Life is a little more complicated than that, as Ellis comes to find out, as adolescents tend to find out in coming-of-age stories. “Mud” is marvelously sensitive in its depiction of growing up, and in particular the way that male role models shape a kid’s perception of the world. Ellis has his father and Mud, one realistic and responsible, the other more adventurous; Neckbone’s parents are gone so he lives in a trailer with his white-trash uncle, Galen (Michael Shannon), a no-account womanizer; Mud describes old Tom Blankenship (Sam Shepard), a grizzled loner who lives across the river from Ellis’ family, as “closest thing to a daddy I ever had,” and Tom proves a valuable mentor later on. This whole chain of events, we come to find out, was set in motion by a father and son moved by filial devotion.

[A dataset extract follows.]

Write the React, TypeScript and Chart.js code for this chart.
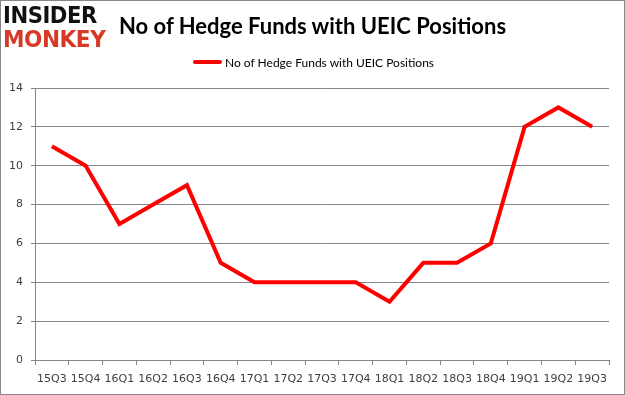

Nichols slightly loses his grip on the plot near the end, letting it run loose with implausible action and too-tidy resolutions, but not enough to do any serious damage. McConaughey, his career McConaissance in full bloom, has been deservedly praised for playing Mud as a larger-than-life yet eminently believable figure, and Shepard, Shannon, Paulson, McKinnon, and Witherspoon all deliver in their supporting roles among the grown-ups.
But the film belongs to the young people. The boys in “Mud” are interesting because they’re ordinary. Some of their circumstances are strange, but the boys themselves always seem like average American kids, which makes them relatable. They’re the boys we knew, or were. Tye Sheridan, who plays Ellis, had only been in school plays before he got a part in Terrence Malick’s “Tree of Life” (his one pre-“Mud” credit), and Jacob Lofland was a local kid plucked from obscurity at an Arkansas casting call. But a lack of experience doesn’t mean a lack of skill, and it’s harder than it looks to convincingly play a character who is average. Average people do things like cry, worry, laugh and fight, all of which look fake if the actor doesn’t know what he’s doing. The most emotionally fraught scenes in “Mud” show that Sheridan is the real deal, able to go much deeper than just playing make-believe pretend time. (Lofland is good too, but doesn’t have nearly as much to do as Neckbone, even though a character named Neckbone obviously should have prominence.) You heard it here (and in a million other reviews) first: Tye Sheridan has the raw talent to become a great actor. The kid is going places, especially if he keeps working with perceptive filmmakers like Jeff Nichols.